TLDR: almost 5-year-old son has friends in the classroom and my attempts to set play dates have been rejected by parents. How do I help him continue these relationships outside the classroom?
Hi, long time lurker first time posting here. My son turns 5 in a couple of weeks and is finishing up transitional kindergarten at the end of the month. He was very recently formally diagnosed with ADHD by a psychiatrist.
We are in the process of doing genetic testing and exploring stimulant v. non stimulant medication options.
Currently trying to learn how to navigate helping him make friends.
After about a year and half of preschool and TK my boy has still never been invited to a birthday party or play date outside of school. Further, my attempts to arrange play dates with students he is clearly friends with at school have gone unanswered by their parents.
I completely understand why parents wouldn’t want their child to hang out with my son. He went through a phase where he was biting everybody in the classroom, he has daily meltdowns, he still has issues pushing and hitting when he wants a preferred toy or item, he is speech delayed, and to top it all off he’s very tall and big. We can’t go anywhere without people mentioning that he’s built for football. So with his size, stuff that is developmentally normal for a typical kid is a much bigger issue due to his size.

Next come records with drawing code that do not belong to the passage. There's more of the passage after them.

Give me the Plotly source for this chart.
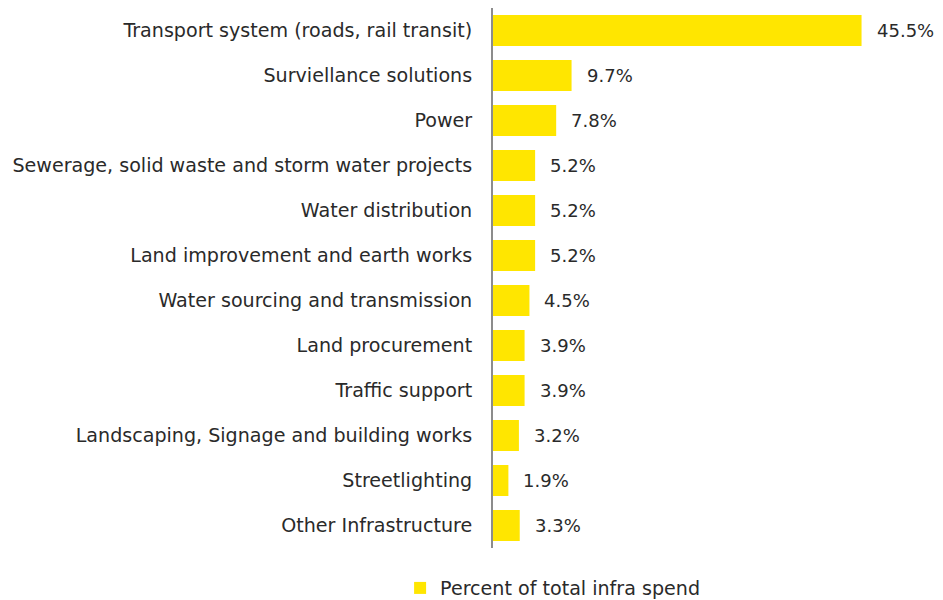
import plotly.graph_objects as go

categories = [
    "Transport system (roads, rail transit)",
    "Surviellance solutions",
    "Power",
    "Sewerage, solid waste and storm water projects",
    "Water distribution",
    "Land improvement and earth works",
    "Water sourcing and transmission",
    "Land procurement",
    "Traffic support",
    "Landscaping, Signage and building works",
    "Streetlighting",
    "Other Infrastructure",
]
values = [45.5, 9.7, 7.8, 5.2, 5.2, 5.2, 4.5, 3.9, 3.9, 3.2, 1.9, 3.3]
series_name = "Percent of total infra spend"

YELLOW = "#FFE600"
TEXT = "#2a2a2a"
FONT = "DejaVu Sans"
LABEL_SIZE = 19.1

fig = go.Figure(
    go.Bar(
        x=values,
        y=categories,
        orientation="h",
        name=series_name,
        marker=dict(color=YELLOW, line=dict(width=0)),
        showlegend=True,
    )
)

# value labels placed just right of each bar end
for cat, v in zip(categories, values):
    fig.add_annotation(
        x=v, y=cat, text=f"{v:.1f}%", showarrow=False,
        xanchor="left", xshift=13, font=dict(family=FONT, size=18, color=TEXT),
    )

fig.update_layout(
    width=943, height=600,
    margin=dict(l=493, r=45, t=8, b=52),
    paper_bgcolor="white", plot_bgcolor="white",
    bargap=0.31,
    font=dict(family=FONT, size=LABEL_SIZE, color=TEXT),
    xaxis=dict(range=[0, 50], visible=False, fixedrange=True, automargin=False),
    yaxis=dict(
        autorange="reversed", showline=True, linecolor="#8c8c8c", linewidth=2,
        ticks="outside", ticklen=15, tickcolor="rgba(0,0,0,0)", automargin=False,
        showgrid=False, tickfont=dict(family=FONT, size=LABEL_SIZE, color=TEXT),
    ),
    legend=dict(
        orientation="h", xref="container", yref="container",
        x=0.586, xanchor="center", y=0.02, yanchor="middle",
        font=dict(family=FONT, size=LABEL_SIZE, color=TEXT),
        itemwidth=30,
    ),
)

fig.write_html("out.html")
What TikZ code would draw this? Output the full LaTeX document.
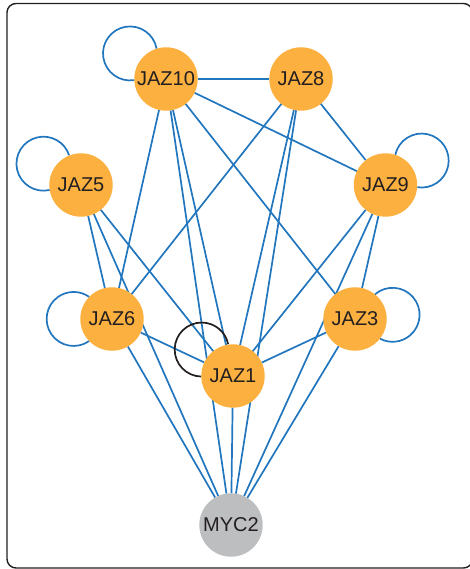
\documentclass[tikz,border=0pt]{standalone}
\usepackage{fontspec}
\setmainfont{Liberation Sans}
\usetikzlibrary{backgrounds}
\definecolor{jazorange}{RGB}{251,176,64}
\definecolor{mycgray}{RGB}{188,190,192}
\definecolor{edgeblue}{RGB}{33,118,189}
\definecolor{inkdark}{RGB}{35,31,32}
\tikzset{
  gene/.style={circle, minimum size=63.4pt, inner sep=0pt, outer sep=0pt,
    fill=jazorange, text=inkdark, font=\fontsize{20}{22}\selectfont},
  tf/.style={gene, fill=mycgray},
  link/.style={draw=edgeblue, line width=1.7pt},
  selflink/.style={draw=edgeblue, line width=1.7pt},
  selfblack/.style={draw=inkdark, line width=1.7pt},
  frame/.style={draw=inkdark, line width=1.4pt, rounded corners=9pt}
}
\begin{document}
\begin{tikzpicture}[x=1pt,y=1pt]
\useasboundingbox (0,0) rectangle (470,569);

% interaction partners
\node[gene] (JAZ10) at (166,490) {JAZ10};
\node[gene] (JAZ8)  at (301,490) {JAZ8};
\node[gene] (JAZ5)  at (81,384)  {JAZ5};
\node[gene] (JAZ9)  at (385.5,384) {JAZ9};
\node[gene] (JAZ6)  at (112,250) {JAZ6};
\node[gene] (JAZ3)  at (355,250) {JAZ3};
\node[gene] (JAZ1)  at (233,193) {JAZ1};
\node[tf]   (MYC2)  at (231,44)  {MYC2};

\begin{pgfonlayer}{background}
  \draw[frame] (7,1) rectangle (472.5,565.5);

  % pairwise interactions
  \draw[link] (JAZ10) -- (JAZ8);
  \draw[link] (JAZ10) -- (JAZ9);
  \draw[link] (JAZ10) -- (JAZ6);
  \draw[link] (JAZ10) -- (JAZ1);
  \draw[link] (JAZ10) -- (MYC2);
  \draw[link] (JAZ10) -- (JAZ3);
  \draw[link] (JAZ8) -- (JAZ6);
  \draw[link] (JAZ8) -- (JAZ1);
  \draw[link] (JAZ8) -- (MYC2);
  \draw[link] (JAZ8) -- (JAZ9);
  \draw[link] (JAZ5) -- (JAZ6);
  \draw[link] (JAZ5) -- (MYC2);
  \draw[link] (JAZ5) -- (JAZ1);
  \draw[link] (JAZ9) -- (JAZ1);
  \draw[link] (JAZ9) -- (MYC2);
  \draw[link] (JAZ9) -- (JAZ3);
  \draw[link] (JAZ6) -- (JAZ1);
  \draw[link] (JAZ6) -- (MYC2);
  \draw[link] (JAZ3) -- (JAZ1);
  \draw[link] (JAZ3) -- (MYC2);
  \draw[link] (JAZ1) -- (MYC2);

  % homodimers
  \draw[selflink] (JAZ10.182.1) arc[start angle=-80.8, end angle=-349.8, radius=27pt];
  \draw[selflink] (JAZ5.189.55) arc[start angle=-76.65, end angle=-341.85, radius=27pt];
  \draw[selflink] (JAZ9.72.3) arc[start angle=-192.2, end angle=-459.4, radius=27pt];
  \draw[selflink] (JAZ6.224.1) arc[start angle=-54.8, end angle=-305.2, radius=27pt];
  \draw[selflink] (JAZ3.51.2) arc[start angle=-229.2, end angle=-477.8, radius=27pt];
  \draw[selfblack] (JAZ1.181.8) arc[start angle=-90.8, end angle=-348.6, radius=27pt];
\end{pgfonlayer}
\end{tikzpicture}
\end{document}
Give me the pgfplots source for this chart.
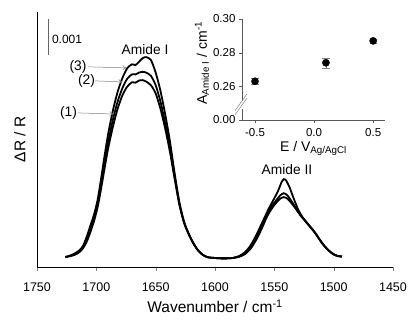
\documentclass[border=0pt]{standalone}
\usepackage{fontspec}
\setmainfont{Liberation Sans}
\usepackage{pgfplots}
\pgfplotsset{compat=1.18}
\usetikzlibrary{arrows.meta}

\begin{document}
\begin{tikzpicture}[x=1pt,y=1pt]
\begin{axis}[
  at={(37pt,53pt)}, anchor=south west,
  scale only axis, width=356pt, height=255pt,
  xmin=1450, xmax=1750, x dir=reverse,
  ymin=-0.25, ymax=6.833,
  axis lines*=left,
  axis line style={line width=0.6pt},
  xtick={1450,1500,...,1750},
  ytick=\empty,
  tick align=outside,
  major tick length=4pt,
  /pgf/number format/assume math mode=true,
  /pgf/number format/set thousands separator={},
  xticklabel style={font=\fontsize{12.5}{14}\selectfont, anchor=base, yshift=-21pt},
  xlabel={Wavenumber / cm\textsuperscript{-1}},
  ylabel={ΔR / R},
  xlabel style={font=\fontsize{15.5}{18}\selectfont, at={(axis description cs:0.5,-0.180)}, anchor=base},
  ylabel style={font=\fontsize{15.5}{18}\selectfont, at={(axis description cs:-0.048,0.5)}, anchor=center},
  clip=false,
]
% curve (3)
\addplot[black, line width=1.8pt, smooth, tension=0.4] coordinates {
(1726,0.02) (1722,0.07) (1718,0.13) (1714,0.22) (1711,0.35) (1708,0.6) (1705,0.9) (1702,1.2) (1699,1.6) (1696,2.2) (1693,2.85) (1690,3.45) (1686,4.1) (1682,4.62) (1678,5.0) (1674,5.27) (1670,5.38) (1667,5.36) (1664,5.45) (1661,5.55) (1658,5.58) (1654,5.5) (1650,5.15) (1646,4.65) (1642,4.0) (1638,3.25) (1634,2.35) (1630,1.55) (1626,1.0) (1622,0.66) (1618,0.4) (1614,0.2) (1610,0.08) (1606,0.02) (1600,0.0) (1595,-0.01) (1590,-0.01) (1585,0.0) (1580,0.05) (1575,0.15) (1570,0.35) (1565,0.65) (1560,1.0) (1555,1.35) (1551,1.6) (1547,1.85) (1544,2.1) (1542,2.19) (1540,2.15) (1537,1.95) (1534,1.68) (1530,1.35) (1526,1.12) (1522,0.95) (1518,0.8) (1514,0.62) (1510,0.42) (1506,0.27) (1502,0.15) (1498,0.07) (1495,0.05) (1493,0.04)};
% curve (2)
\addplot[black, line width=1.8pt, smooth, tension=0.4] coordinates {
(1726,0.03) (1722,0.06) (1718,0.11) (1714,0.2) (1711,0.32) (1708,0.52) (1705,0.8) (1702,1.1) (1699,1.5) (1696,2.05) (1693,2.65) (1690,3.22) (1686,3.85) (1682,4.35) (1678,4.72) (1674,4.98) (1670,5.1) (1667,5.1) (1664,5.15) (1661,5.17) (1658,5.15) (1654,5.06) (1650,4.8) (1646,4.35) (1642,3.75) (1638,3.05) (1634,2.25) (1630,1.5) (1626,0.98) (1622,0.66) (1618,0.4) (1614,0.2) (1610,0.08) (1606,0.02) (1600,0.0) (1595,-0.01) (1590,-0.01) (1585,0.0) (1580,0.04) (1575,0.12) (1570,0.3) (1565,0.58) (1560,0.92) (1556,1.22) (1552,1.45) (1548,1.62) (1545,1.74) (1542,1.8) (1539,1.74) (1536,1.6) (1532,1.4) (1528,1.2) (1524,1.04) (1520,0.88) (1516,0.72) (1512,0.52) (1508,0.34) (1504,0.2) (1500,0.1) (1496,0.05) (1493,0.04)};
% curve (1)
\addplot[black, line width=1.8pt, smooth, tension=0.4] coordinates {
(1726,0.03) (1722,0.05) (1718,0.09) (1714,0.17) (1711,0.28) (1708,0.46) (1705,0.72) (1702,1.02) (1699,1.4) (1696,1.92) (1693,2.5) (1690,3.05) (1686,3.65) (1682,4.15) (1678,4.52) (1674,4.76) (1670,4.88) (1667,4.87) (1664,4.93) (1661,4.94) (1658,4.9) (1654,4.8) (1650,4.57) (1646,4.15) (1642,3.6) (1638,2.95) (1634,2.2) (1630,1.48) (1626,0.97) (1622,0.65) (1618,0.39) (1614,0.2) (1610,0.08) (1606,0.02) (1600,0.0) (1595,-0.01) (1590,-0.01) (1585,0.0) (1580,0.03) (1575,0.1) (1570,0.26) (1565,0.52) (1560,0.86) (1556,1.16) (1552,1.38) (1548,1.55) (1545,1.65) (1542,1.69) (1539,1.65) (1536,1.54) (1532,1.37) (1528,1.18) (1524,1.03) (1520,0.87) (1516,0.71) (1512,0.52) (1508,0.34) (1504,0.2) (1500,0.1) (1496,0.05) (1493,0.04)};
% scale bar
\draw[line width=0.6pt, gray!80!black] (axis cs:1740.7,5.64) -- (axis cs:1740.7,6.64);
\node[font=\fontsize{12}{14}\selectfont] at (axis cs:1724.7,6.06) {0.001};
% annotations
\node[font=\fontsize{13.8}{16}\selectfont] at (axis cs:1659,5.80) {Amide I};
\node[font=\fontsize{13.8}{16}\selectfont] at (axis cs:1539.3,2.46) {Amide II};
\node[font=\fontsize{13.8}{16}\selectfont] at (axis cs:1715.5,5.31) {(3)};
\node[font=\fontsize{13.8}{16}\selectfont] at (axis cs:1708.3,4.92) {(2)};
\node[font=\fontsize{13.8}{16}\selectfont] at (axis cs:1723.5,4.03) {(1)};
\draw[gray, line width=0.5pt, -{To[length=4pt,width=5pt]}] (axis cs:1707,5.31) -- (axis cs:1674.5,5.28);
\draw[gray, line width=0.5pt, -{To[length=4pt,width=5pt]}] (axis cs:1701,4.92) -- (axis cs:1678,4.89);
\draw[gray, line width=0.5pt, -{To[length=4pt,width=5pt]}] (axis cs:1715.5,4.03) -- (axis cs:1685.5,4.0);
\end{axis}

\begin{axis}[
  at={(242pt,200pt)}, anchor=south west,
  scale only axis, width=143pt, height=101pt,
  xmin=-0.61, xmax=0.60, ymin=0.24, ymax=0.30,
  axis lines*=left,
  axis line style={line width=0.5pt, gray!70!black},
  tick style={gray!70!black},
  tick align=outside, major tick length=3pt,
  xtick={-0.5,0,0.5}, xticklabels={-0.5,0.0,0.5},
  ytick={0.24,0.26,0.28,0.30}, yticklabels={0.00,0.26,0.28,0.30},
  ticklabel style={font=\fontsize{11.5}{13}\selectfont},
  xticklabel style={anchor=base, yshift=-14pt},
  xlabel={E / V\textsubscript{Ag/AgCl}},
  ylabel={A\textsubscript{Amide I} / cm\textsuperscript{-1}},
  xlabel style={font=\fontsize{14}{16}\selectfont, at={(axis description cs:0.5,-0.314)}, anchor=base},
  ylabel style={font=\fontsize{14}{16}\selectfont, at={(axis description cs:-0.28,0.564)}, anchor=center},
  clip=false,
]
\addplot[black, only marks, mark=*, mark size=3.6pt, mark options={fill=black},
  error bars/.cd, y dir=both, y explicit, error bar style={gray, line width=0.6pt}]
  coordinates {(-0.5,0.263) +- (0,0.002) (0.1,0.274) +- (0,0.003) (0.5,0.287) +- (0,0.0012)};
\draw[white, line width=2pt] (axis cs:-0.61,0.2465) -- (axis cs:-0.61,0.2515);
\draw[gray, line width=0.5pt] (axis cs:-0.669,0.243) -- (axis cs:-0.568,0.253);
\draw[gray, line width=0.5pt] (axis cs:-0.669,0.2455) -- (axis cs:-0.568,0.2555);
\end{axis}
\pgfresetboundingbox
\path[use as bounding box] (0,0) rectangle (412,320);
\end{tikzpicture}
\end{document}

All that being said, he’s still very clearly liked by his classmates. He is funny, extremely social, and he’s constantly trying to include children in play who may otherwise be outcasts. He has 3 or 4 friends he talks about constantly. I’ve done classroom observations chaperoned field trips, and worked at school fundraisers and I see how social he is with kids and how’s he developed friendships.
When he was going through his biting phase, we met with his teacher and asked questions because we were concerned that he might be ostracized due to that behavior. The teacher told us that the students really love my son, and that at this age students are extremely forgiving to that kind of behavior. It does seem though that the parents are not as forgiving.
How can I help him continue these friendships outside of school? To the parents who are a little further down the road than I am what did you do to try to foster friendships for your kid?
We do throw parties and entertain often and have invited his friends and their parents, but we have never had anybody take us up on our invites. We have a pool and we have invited children and their parents over swimming, etc.
This is particularly hard for me because I really don’t reach out to new people on on my own behalf. I have the same friends I’ve had since high school and a very close knit group of friends. I had a negative experience like a decade ago of trying to make new friends in law school that resulted in some rejection and now I just fear rejection in general (think of that feeling you have where you throw a birthday party and you’re afraid nobody is going to show up.) I actually really despise having to reach out to these parents that I don’t really want to talk to in the first place, but obviously I’m doing it for my child.
Should I look for ADHD or neurodivergent play groups? Some of the friends he has made are also neurodivergent, and those parents have rejected our invitations for play dates.
Should I keep reaching out to parents about play dates or inviting them over to events at our house? Do we consider putting him in a different school once he’s medicated and hoping that a fresh start may help?
Thank you in advance for any recommendations.